=== Stated task ===
Without the pictures, write out all the lines below exactly as they appear.

=== Dataset content ===
..............................

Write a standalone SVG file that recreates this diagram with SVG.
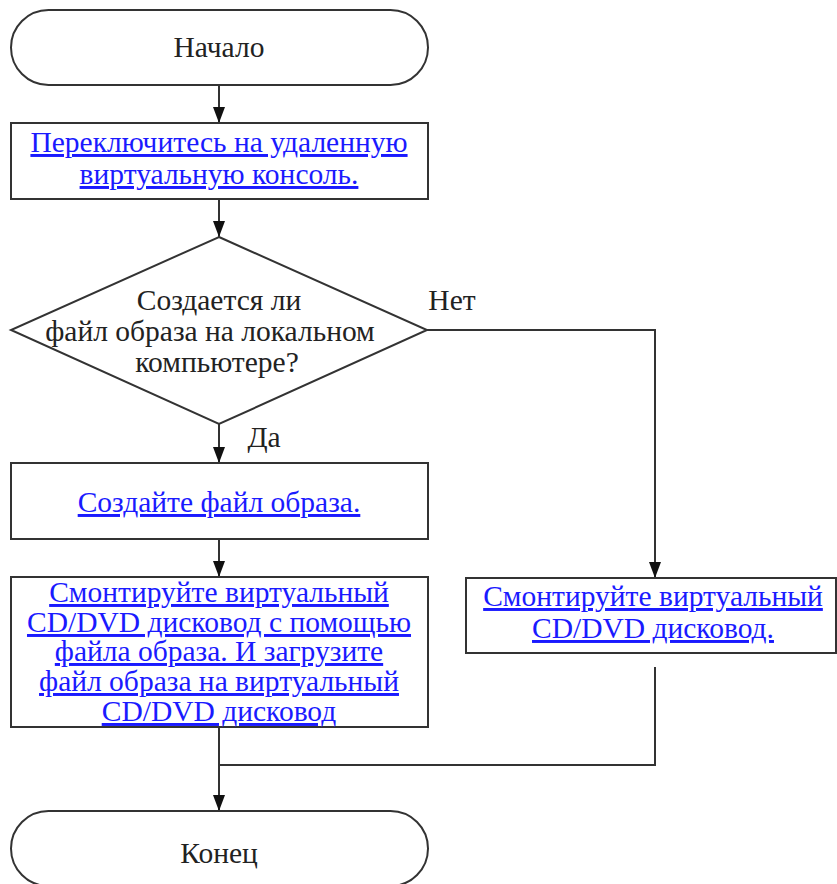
<svg xmlns="http://www.w3.org/2000/svg" width="837" height="884" viewBox="0 0 837 884">
<style>
.shape{fill:#fff;stroke:#333;stroke-width:2}
.t{font-family:"Liberation Serif","Times New Roman",serif;font-size:29.5px;fill:#222;text-anchor:middle}
.l{fill:#1a1aff;text-decoration:underline}
.c{fill:none;stroke:#333;stroke-width:2}
</style>
<defs>
<marker id="ah" markerWidth="16" markerHeight="12" refX="16" refY="6" orient="auto" markerUnits="userSpaceOnUse" viewBox="0 0 16 12">
<path d="M0,0 L16,6 L0,12 z" fill="#111"/>
</marker>
</defs>
<rect width="837" height="884" fill="#fff"/>
<g id="connectors">
<line class="c" x1="219" y1="85" x2="219" y2="123" marker-end="url(#ah)"/>
<line class="c" x1="219" y1="199" x2="219" y2="237" marker-end="url(#ah)"/>
<line class="c" x1="219" y1="424" x2="219" y2="463" marker-end="url(#ah)"/>
<polyline class="c" points="427,330 655,330 655,578" marker-end="url(#ah)"/>
<line class="c" x1="219" y1="539" x2="219" y2="577" marker-end="url(#ah)"/>
<line class="c" x1="219" y1="727" x2="219" y2="811" marker-end="url(#ah)"/>
<polyline class="c" points="655,667 655,765 219,765"/>
<text class="t" x="264" y="447">Да</text>
<text class="t" x="452" y="310">Нет</text>
</g>
<g id="start">
<rect class="shape" x="11" y="10" width="417" height="75" rx="37.5"/>
<text class="t" x="219" y="57">Начало</text>
</g>
<g id="switch">
<rect class="shape" x="11" y="123" width="417" height="76"/>
<text class="t l" x="219" y="152">Переключитесь на удаленную</text>
<text class="t l" x="219" y="184">виртуальную консоль.</text>
</g>
<g id="decision">
<polygon class="shape" points="219,237 427,330 219,424 11,330"/>
<text class="t" x="219" y="310">Создается ли</text>
<text class="t" x="210" y="341">файл образа на локальном</text>
<text class="t" x="217" y="372">компьютере?</text>
</g>
<g id="create">
<rect class="shape" x="11" y="463" width="417" height="76"/>
<text class="t l" x="219" y="512">Создайте файл образа.</text>
</g>
<g id="mount-load">
<rect class="shape" x="11" y="577" width="417" height="150"/>
<text class="t l" x="219" y="602">Смонтируйте виртуальный</text>
<text class="t l" x="219" y="632">CD/DVD дисковод с помощью</text>
<text class="t l" x="219" y="661">файла образа. И загрузите</text>
<text class="t l" x="219" y="691">файл образа на виртуальный</text>
<text class="t l" x="219" y="721">CD/DVD дисковод</text>
</g>
<g id="mount">
<rect class="shape" x="466" y="578" width="370" height="75"/>
<text class="t l" x="653" y="606">Смонтируйте виртуальный</text>
<text class="t l" x="653" y="638">CD/DVD дисковод.</text>
</g>
<g id="end">
<rect class="shape" x="11" y="811" width="417" height="75" rx="37.5"/>
<text class="t" x="219" y="863">Конец</text>
</g>
</svg>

..............................

=== Result ===
Write a standalone SVG file that recreates this diagram with SVG.
<svg xmlns="http://www.w3.org/2000/svg" width="837" height="884" viewBox="0 0 837 884">
<style>
.shape{fill:#fff;stroke:#333;stroke-width:2}
.t{font-family:"Liberation Serif","Times New Roman",serif;font-size:29.5px;fill:#222;text-anchor:middle}
.l{fill:#1a1aff;text-decoration:underline}
.c{fill:none;stroke:#333;stroke-width:2}
</style>
<defs>
<marker id="ah" markerWidth="16" markerHeight="12" refX="16" refY="6" orient="auto" markerUnits="userSpaceOnUse" viewBox="0 0 16 12">
<path d="M0,0 L16,6 L0,12 z" fill="#111"/>
</marker>
</defs>
<rect width="837" height="884" fill="#fff"/>
<g id="connectors">
<line class="c" x1="219" y1="85" x2="219" y2="123" marker-end="url(#ah)"/>
<line class="c" x1="219" y1="199" x2="219" y2="237" marker-end="url(#ah)"/>
<line class="c" x1="219" y1="424" x2="219" y2="463" marker-end="url(#ah)"/>
<polyline class="c" points="427,330 655,330 655,578" marker-end="url(#ah)"/>
<line class="c" x1="219" y1="539" x2="219" y2="577" marker-end="url(#ah)"/>
<line class="c" x1="219" y1="727" x2="219" y2="811" marker-end="url(#ah)"/>
<polyline class="c" points="655,667 655,765 219,765"/>
<text class="t" x="264" y="447">Да</text>
<text class="t" x="452" y="310">Нет</text>
</g>
<g id="start">
<rect class="shape" x="11" y="10" width="417" height="75" rx="37.5"/>
<text class="t" x="219" y="57">Начало</text>
</g>
<g id="switch">
<rect class="shape" x="11" y="123" width="417" height="76"/>
<text class="t l" x="219" y="152">Переключитесь на удаленную</text>
<text class="t l" x="219" y="184">виртуальную консоль.</text>
</g>
<g id="decision">
<polygon class="shape" points="219,237 427,330 219,424 11,330"/>
<text class="t" x="219" y="310">Создается ли</text>
<text class="t" x="210" y="341">файл образа на локальном</text>
<text class="t" x="217" y="372">компьютере?</text>
</g>
<g id="create">
<rect class="shape" x="11" y="463" width="417" height="76"/>
<text class="t l" x="219" y="512">Создайте файл образа.</text>
</g>
<g id="mount-load">
<rect class="shape" x="11" y="577" width="417" height="150"/>
<text class="t l" x="219" y="602">Смонтируйте виртуальный</text>
<text class="t l" x="219" y="632">CD/DVD дисковод с помощью</text>
<text class="t l" x="219" y="661">файла образа. И загрузите</text>
<text class="t l" x="219" y="691">файл образа на виртуальный</text>
<text class="t l" x="219" y="721">CD/DVD дисковод</text>
</g>
<g id="mount">
<rect class="shape" x="466" y="578" width="370" height="75"/>
<text class="t l" x="653" y="606">Смонтируйте виртуальный</text>
<text class="t l" x="653" y="638">CD/DVD дисковод.</text>
</g>
<g id="end">
<rect class="shape" x="11" y="811" width="417" height="75" rx="37.5"/>
<text class="t" x="219" y="863">Конец</text>
</g>
</svg>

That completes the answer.